Written exercise. In your copy, include every line of the listing below exactly but none of the pictures.

Dataset section.
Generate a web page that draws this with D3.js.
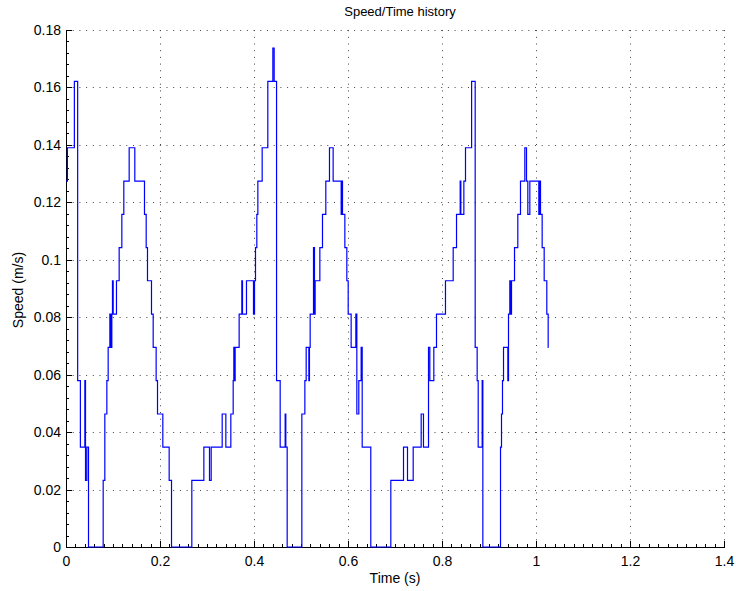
<!DOCTYPE html>
<html>
<head>
<meta charset="utf-8">
<script src="https://cdn.jsdelivr.net/npm/d3@7"></script>
<style>
  html, body { margin:0; padding:0; background:#fff; }
  svg { display:block; font-family:"Liberation Sans", Arial, sans-serif; }
  .grid line { stroke:#444; stroke-width:1; stroke-dasharray:1,5.7; }
  .axis path, .axis line { stroke:#000; shape-rendering:crispEdges; }
  .axis text { font-size:14px; fill:#000; }
</style>
</head>
<body>
<svg id="chart" width="736" height="591"></svg>
<script>
// speed history (step data, value holds until next time)
const time = [
  0.0000, 0.0030, 0.0178, 0.0248, 0.0306, 0.0401, 0.0415, 0.0443, 0.0479, 0.0791,
  0.0826, 0.0869, 0.0897, 0.0933, 0.0954, 0.0975, 0.0989, 0.1004, 0.1074, 0.1131,
  0.1188, 0.1230, 0.1344, 0.1464, 0.1670, 0.1706, 0.1734, 0.1819, 0.1855, 0.1918,
  0.1947, 0.2060, 0.2195, 0.2245, 0.2677, 0.2933, 0.3053, 0.3089, 0.3323, 0.3401,
  0.3507, 0.3557, 0.3571, 0.3585, 0.3599, 0.3684, 0.3741, 0.3755, 0.3840, 0.3989,
  0.4011, 0.4032, 0.4060, 0.4082, 0.4174, 0.4294, 0.4401, 0.4429, 0.4480, 0.4557,
  0.4663, 0.4677, 0.4706, 0.5018, 0.5082, 0.5110, 0.5167, 0.5180, 0.5195, 0.5266,
  0.5287, 0.5301, 0.5401, 0.5457, 0.5528, 0.5606, 0.5684, 0.5855, 0.5869, 0.5883,
  0.5933, 0.5975, 0.6004, 0.6067, 0.6167, 0.6188, 0.6230, 0.6280, 0.6302, 0.6485,
  0.6911, 0.7181, 0.7266, 0.7387, 0.7557, 0.7606, 0.7713, 0.7741, 0.7826, 0.7883,
  0.8074, 0.8238, 0.8309, 0.8387, 0.8401, 0.8465, 0.8500, 0.8630, 0.8706, 0.8748,
  0.8770, 0.8855, 0.8869, 0.9245, 0.9266, 0.9287, 0.9309, 0.9401, 0.9415, 0.9443,
  0.9457, 0.9479, 0.9543, 0.9613, 0.9670, 0.9762, 0.9798, 0.9826, 0.9869, 1.0060,
  1.0074, 1.0096, 1.0131, 1.0174, 1.0230, 1.0259, 1.0266
];
const speed = [
  0.1274, 0.1390, 0.1621, 0.0579, 0.0348, 0.0579, 0.0232, 0.0348, 0,      0.0232,
  0.0463, 0.0579, 0.0695, 0.0811, 0.0695, 0.0811, 0.0927, 0.0811, 0.0927, 0.1042,
  0.1158, 0.1274, 0.1390, 0.1274, 0.1158, 0.1042, 0.0927, 0.0811, 0.0695, 0.0579,
  0.0463, 0.0348, 0.0232, 0,      0.0232, 0.0348, 0.0232, 0.0348, 0.0463, 0.0348,
  0.0463, 0.0579, 0.0695, 0.0579, 0.0695, 0.0811, 0.0927, 0.0811, 0.0927, 0.0811,
  0.0927, 0.1042, 0.1158, 0.1274, 0.1390, 0.1621, 0.1737, 0.1621, 0.0579, 0.0348,
  0.0463, 0.0348, 0,      0.0463, 0.0579, 0.0695, 0.0579, 0.0695, 0.0811, 0.1042,
  0.0811, 0.0927, 0.1042, 0.1158, 0.1274, 0.1390, 0.1274, 0.1158, 0.1274, 0.1158,
  0.1042, 0.0927, 0.0811, 0.0695, 0.0811, 0.0463, 0.0579, 0.0695, 0.0348, 0,
  0.0232, 0.0348, 0.0232, 0.0348, 0.0463, 0.0348, 0.0695, 0.0579, 0.0695, 0.0811,
  0.0927, 0.1042, 0.1158, 0.1274, 0.1158, 0.1274, 0.1390, 0.1621, 0.0695, 0.0579,
  0.0348, 0.0579, 0,      0.0348, 0.0463, 0.0579, 0.0695, 0.0579, 0.0811, 0.0927,
  0.0811, 0.0927, 0.1042, 0.1158, 0.1274, 0.1390, 0.1274, 0.1158, 0.1274, 0.1158,
  0.1274, 0.1158, 0.1042, 0.0927, 0.0811, 0.0695, 0.0695
];
const xTicks = [0, 0.2, 0.4, 0.6, 0.8, 1, 1.2, 1.4];
const yTicks = [0, 0.02, 0.04, 0.06, 0.08, 0.1, 0.12, 0.14, 0.16, 0.18];

const margin = {left:66, right:12, top:30, bottom:44},
      W = 736, H = 591;

const svg = d3.select('#chart');
const x = d3.scaleLinear().domain([0,1.4]).range([margin.left, W-margin.right]);
const y = d3.scaleLinear().domain([0,0.18]).range([H-margin.bottom, margin.top]);

// dotted grid
const grid = svg.append('g').attr('class','grid');
grid.selectAll('line.v').data(xTicks.slice(1)).join('line').attr('class','v')
    .attr('x1',d=>Math.round(x(d))+0.5).attr('x2',d=>Math.round(x(d))+0.5)
    .attr('y1',y(0)).attr('y2',y(0.18));
grid.selectAll('line.h').data(yTicks.slice(1)).join('line').attr('class','h')
    .attr('y1',d=>Math.round(y(d))+0.5).attr('y2',d=>Math.round(y(d))+0.5)
    .attr('x1',x(0)).attr('x2',x(1.4));

// minor ticks
svg.append('g').attr('class','axis')
    .attr('transform',`translate(0,${y(0)})`)
    .call(d3.axisBottom(x).tickValues(d3.range(0,1.401,0.02)).tickSize(-3).tickFormat(''))
    .call(g=>g.select('.domain').remove());
svg.append('g').attr('class','axis')
    .attr('transform',`translate(${x(0)},0)`)
    .call(d3.axisLeft(y).tickValues(d3.range(0,0.1801,0.004)).tickSize(-3).tickFormat(''))
    .call(g=>g.select('.domain').remove());

// major axes, ticks inward
svg.append('g').attr('class','axis')
    .attr('transform',`translate(0,${y(0)})`)
    .call(d3.axisBottom(x).tickValues(xTicks).tickSize(-6).tickSizeOuter(0).tickPadding(9).tickFormat(d3.format('~g')));
svg.append('g').attr('class','axis')
    .attr('transform',`translate(${x(0)},0)`)
    .call(d3.axisLeft(y).tickValues(yTicks).tickSize(-6).tickSizeOuter(0).tickPadding(5).tickFormat(d3.format('~g')));

// the speed trace
const pts = time.map((t,i)=>[t,speed[i]]);
svg.append('path')
    .datum(pts)
    .attr('fill','none')
    .attr('stroke','#0000ff')
    .attr('stroke-width',1.2)
    .attr('d', d3.line().x(d=>x(d[0])).y(d=>y(d[1])).curve(d3.curveStepAfter));

// labels
svg.append('text').attr('x',400).attr('y',16).attr('text-anchor','middle')
    .style('font-size','13px').text('Speed/Time history');
svg.append('text').attr('x',395).attr('y',583).attr('text-anchor','middle')
    .style('font-size','14px').text('Time (s)');
svg.append('text').attr('transform','translate(23,290) rotate(-90)').attr('text-anchor','middle')
    .style('font-size','14px').text('Speed (m/s)');
</script>
</body>
</html>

Answer to this exercise.
Generate a web page that draws this with D3.js.
<!DOCTYPE html>
<html>
<head>
<meta charset="utf-8">
<script src="https://cdn.jsdelivr.net/npm/d3@7"></script>
<style>
  html, body { margin:0; padding:0; background:#fff; }
  svg { display:block; font-family:"Liberation Sans", Arial, sans-serif; }
  .grid line { stroke:#444; stroke-width:1; stroke-dasharray:1,5.7; }
  .axis path, .axis line { stroke:#000; shape-rendering:crispEdges; }
  .axis text { font-size:14px; fill:#000; }
</style>
</head>
<body>
<svg id="chart" width="736" height="591"></svg>
<script>
// speed history (step data, value holds until next time)
const time = [
  0.0000, 0.0030, 0.0178, 0.0248, 0.0306, 0.0401, 0.0415, 0.0443, 0.0479, 0.0791,
  0.0826, 0.0869, 0.0897, 0.0933, 0.0954, 0.0975, 0.0989, 0.1004, 0.1074, 0.1131,
  0.1188, 0.1230, 0.1344, 0.1464, 0.1670, 0.1706, 0.1734, 0.1819, 0.1855, 0.1918,
  0.1947, 0.2060, 0.2195, 0.2245, 0.2677, 0.2933, 0.3053, 0.3089, 0.3323, 0.3401,
  0.3507, 0.3557, 0.3571, 0.3585, 0.3599, 0.3684, 0.3741, 0.3755, 0.3840, 0.3989,
  0.4011, 0.4032, 0.4060, 0.4082, 0.4174, 0.4294, 0.4401, 0.4429, 0.4480, 0.4557,
  0.4663, 0.4677, 0.4706, 0.5018, 0.5082, 0.5110, 0.5167, 0.5180, 0.5195, 0.5266,
  0.5287, 0.5301, 0.5401, 0.5457, 0.5528, 0.5606, 0.5684, 0.5855, 0.5869, 0.5883,
  0.5933, 0.5975, 0.6004, 0.6067, 0.6167, 0.6188, 0.6230, 0.6280, 0.6302, 0.6485,
  0.6911, 0.7181, 0.7266, 0.7387, 0.7557, 0.7606, 0.7713, 0.7741, 0.7826, 0.7883,
  0.8074, 0.8238, 0.8309, 0.8387, 0.8401, 0.8465, 0.8500, 0.8630, 0.8706, 0.8748,
  0.8770, 0.8855, 0.8869, 0.9245, 0.9266, 0.9287, 0.9309, 0.9401, 0.9415, 0.9443,
  0.9457, 0.9479, 0.9543, 0.9613, 0.9670, 0.9762, 0.9798, 0.9826, 0.9869, 1.0060,
  1.0074, 1.0096, 1.0131, 1.0174, 1.0230, 1.0259, 1.0266
];
const speed = [
  0.1274, 0.1390, 0.1621, 0.0579, 0.0348, 0.0579, 0.0232, 0.0348, 0,      0.0232,
  0.0463, 0.0579, 0.0695, 0.0811, 0.0695, 0.0811, 0.0927, 0.0811, 0.0927, 0.1042,
  0.1158, 0.1274, 0.1390, 0.1274, 0.1158, 0.1042, 0.0927, 0.0811, 0.0695, 0.0579,
  0.0463, 0.0348, 0.0232, 0,      0.0232, 0.0348, 0.0232, 0.0348, 0.0463, 0.0348,
  0.0463, 0.0579, 0.0695, 0.0579, 0.0695, 0.0811, 0.0927, 0.0811, 0.0927, 0.0811,
  0.0927, 0.1042, 0.1158, 0.1274, 0.1390, 0.1621, 0.1737, 0.1621, 0.0579, 0.0348,
  0.0463, 0.0348, 0,      0.0463, 0.0579, 0.0695, 0.0579, 0.0695, 0.0811, 0.1042,
  0.0811, 0.0927, 0.1042, 0.1158, 0.1274, 0.1390, 0.1274, 0.1158, 0.1274, 0.1158,
  0.1042, 0.0927, 0.0811, 0.0695, 0.0811, 0.0463, 0.0579, 0.0695, 0.0348, 0,
  0.0232, 0.0348, 0.0232, 0.0348, 0.0463, 0.0348, 0.0695, 0.0579, 0.0695, 0.0811,
  0.0927, 0.1042, 0.1158, 0.1274, 0.1158, 0.1274, 0.1390, 0.1621, 0.0695, 0.0579,
  0.0348, 0.0579, 0,      0.0348, 0.0463, 0.0579, 0.0695, 0.0579, 0.0811, 0.0927,
  0.0811, 0.0927, 0.1042, 0.1158, 0.1274, 0.1390, 0.1274, 0.1158, 0.1274, 0.1158,
  0.1274, 0.1158, 0.1042, 0.0927, 0.0811, 0.0695, 0.0695
];
const xTicks = [0, 0.2, 0.4, 0.6, 0.8, 1, 1.2, 1.4];
const yTicks = [0, 0.02, 0.04, 0.06, 0.08, 0.1, 0.12, 0.14, 0.16, 0.18];

const margin = {left:66, right:12, top:30, bottom:44},
      W = 736, H = 591;

const svg = d3.select('#chart');
const x = d3.scaleLinear().domain([0,1.4]).range([margin.left, W-margin.right]);
const y = d3.scaleLinear().domain([0,0.18]).range([H-margin.bottom, margin.top]);

// dotted grid
const grid = svg.append('g').attr('class','grid');
grid.selectAll('line.v').data(xTicks.slice(1)).join('line').attr('class','v')
    .attr('x1',d=>Math.round(x(d))+0.5).attr('x2',d=>Math.round(x(d))+0.5)
    .attr('y1',y(0)).attr('y2',y(0.18));
grid.selectAll('line.h').data(yTicks.slice(1)).join('line').attr('class','h')
    .attr('y1',d=>Math.round(y(d))+0.5).attr('y2',d=>Math.round(y(d))+0.5)
    .attr('x1',x(0)).attr('x2',x(1.4));

// minor ticks
svg.append('g').attr('class','axis')
    .attr('transform',`translate(0,${y(0)})`)
    .call(d3.axisBottom(x).tickValues(d3.range(0,1.401,0.02)).tickSize(-3).tickFormat(''))
    .call(g=>g.select('.domain').remove());
svg.append('g').attr('class','axis')
    .attr('transform',`translate(${x(0)},0)`)
    .call(d3.axisLeft(y).tickValues(d3.range(0,0.1801,0.004)).tickSize(-3).tickFormat(''))
    .call(g=>g.select('.domain').remove());

// major axes, ticks inward
svg.append('g').attr('class','axis')
    .attr('transform',`translate(0,${y(0)})`)
    .call(d3.axisBottom(x).tickValues(xTicks).tickSize(-6).tickSizeOuter(0).tickPadding(9).tickFormat(d3.format('~g')));
svg.append('g').attr('class','axis')
    .attr('transform',`translate(${x(0)},0)`)
    .call(d3.axisLeft(y).tickValues(yTicks).tickSize(-6).tickSizeOuter(0).tickPadding(5).tickFormat(d3.format('~g')));

// the speed trace
const pts = time.map((t,i)=>[t,speed[i]]);
svg.append('path')
    .datum(pts)
    .attr('fill','none')
    .attr('stroke','#0000ff')
    .attr('stroke-width',1.2)
    .attr('d', d3.line().x(d=>x(d[0])).y(d=>y(d[1])).curve(d3.curveStepAfter));

// labels
svg.append('text').attr('x',400).attr('y',16).attr('text-anchor','middle')
    .style('font-size','13px').text('Speed/Time history');
svg.append('text').attr('x',395).attr('y',583).attr('text-anchor','middle')
    .style('font-size','14px').text('Time (s)');
svg.append('text').attr('transform','translate(23,290) rotate(-90)').attr('text-anchor','middle')
    .style('font-size','14px').text('Speed (m/s)');
</script>
</body>
</html>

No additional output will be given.